QUOTE(cbagy @ Nov 12 2009, 01:15 AM)

PS. As stated in yout little black quote there, regardless of switches your video "will always be compressed". Now to compress it either pulls off a secret miracle or reduces bitrate. If it reduces bitrate it "must" reduce the quality. Now quality reduction depends how good are your eyes. Was the video good quality to start with ?
To clarify, compressing doesn't automatically mean a lower bitrate during playback. The main idea behind it is to increase the efficiency of information storage, not to strip bits out (though most codecs
do end up doing both).
For example, if you create a ZIP file, when you extract the files from it later they'll be the same as the originals. Despite this, the compressed archive will usually be of a smaller file size. You're essentially trading processor time for hard drive space (it takes more effort to interpret an "efficiently encoded file" then it takes to grab a raw chunk of information off the disk).
In video/audio encoding though, data preservation
is the exception, rather then the rule. Most codecs are lossy (including the ones discussed in this thread, such as ADPCM), and when converting from one to the other (even while maintaining the same bitrate/resolution/etc between them) you're quite right to expect less quality.
QUOTE(cbagy @ Nov 12 2009, 05:10 AM)

Didnt notice any real difference between the qualities although i thought the reduced one flickered or dropped frames slightly but i think that may have been mind games.
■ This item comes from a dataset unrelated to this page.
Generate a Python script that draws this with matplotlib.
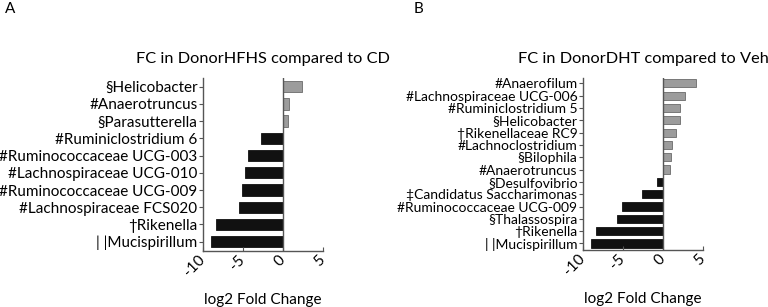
import matplotlib
matplotlib.use("Agg")
import matplotlib.pyplot as plt
import numpy as np

plt.rcParams['font.family'] = ['Lato', 'DejaVu Sans']

# panel A data (top to bottom as shown)
labels_A = ["§Helicobacter", "#Anaerotruncus", "§Parasutterella", "#Ruminiclostridium 6",
            "#Ruminococcaceae UCG-003", "#Lachnospiraceae UCG-010", "#Ruminococcaceae UCG-009",
            "#Lachnospiraceae FCS020", "\u2020Rikenella", "| |Mucispirillum"]
fc_A = [2.4, 0.75, 0.65, -2.8, -4.4, -4.75, -5.15, -5.45, -8.35, -9.05]

# panel B data
labels_B = ["#Anaerofilum", "#Lachnospiraceae UCG-006", "#Ruminiclostridium 5", "§Helicobacter",
            "\u2020Rikenellaceae RC9", "#Lachnoclostridium", "§Bilophila", "#Anaerotruncus",
            "§Desulfovibrio", "\u2021Candidatus Saccharimonas", "#Ruminococcaceae UCG-009",
            "§Thalassospira", "\u2020Rikenella", "| |Mucispirillum"]
fc_B = [4.08, 2.8, 2.17, 2.17, 1.58, 1.17, 1.04, 0.92, -0.7, -2.67, -5.17, -5.7, -8.4, -9.04]

xticks = [-10, -5, 0, 5]

fig = plt.figure(figsize=(7.68, 3.07), dpi=100)
W, H = 768, 307

def panel(rect, labels, vals, title, ylim, label_size):
    ax = fig.add_axes(rect)
    n = len(labels)
    y = np.arange(n)[::-1]
    cols = ['#9c9c9c' if v > 0 else '#111111' for v in vals]
    edges = ['#6a6a6a' if v > 0 else '#111111' for v in vals]
    ax.barh(y, vals, height=0.66, color=cols, edgecolor=edges, linewidth=0.6)
    ax.axvline(0, color='#555555', lw=1.0, zorder=3)
    ax.set_xlim(-10, 5)
    ax.set_ylim(*ylim)
    ax.set_yticks(y)
    ax.set_yticklabels(labels, fontsize=label_size)
    ax.set_xticks(xticks)
    ax.set_xticklabels([str(t) for t in xticks], rotation=45, fontsize=11,
                       ha='right', rotation_mode='anchor', va='center')
    ax.tick_params(axis='y', direction='out', length=3, width=0.8, color='#555555', pad=1)
    ax.tick_params(axis='x', direction='in', length=3, width=0.8, color='#555555', pad=5)
    for s in ['top', 'right']:
        ax.spines[s].set_visible(False)
    for s in ['left', 'bottom']:
        ax.spines[s].set_color('#555555')
        ax.spines[s].set_linewidth(1.0)
    ax.set_title(title, fontsize=11.8, pad=10.5)
    ax.set_xlabel("log2 Fold Change", fontsize=11)
    ax.xaxis.set_label_coords(0.5, -0.245)
    ax.xaxis.label.set_va('top')
    return ax

panel([203 / W, 1 - 251 / H, 120 / W, 173 / H], labels_A, fc_A,
      "FC in DonorHFHS compared to CD", (-0.54, 9.5), 11)
panel([583 / W, 1 - 250 / H, 120 / W, 172 / H], labels_B, fc_B,
      "FC in DonorDHT compared to Veh", (-0.53, 13.43), 10)

fig.text(5 / W, 1 - 2 / H, "A", fontsize=11, va='top')
fig.text(414 / W, 1 - 2 / H, "B", fontsize=11, va='top')

fig.savefig("out.png", dpi=100)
The more compression algorithms you wrap around a given chunk of media, the more processor power you need to play it back in real time. Hence why XBMC on the Xbox can handle HD video
but only if it's not combined with heavy handed codecs. (eg Xvid/DivX can work, while h.264 and similar are right out). This sort of thing points more towards problems in the hardware rather then the media itself; altering an audio stream won't cause any "real" problems with the video stream other then the player's ability to handle the overall workload.
Though I'm just talking theory here; I haven't tried any of these ADPCM encoded streams myself.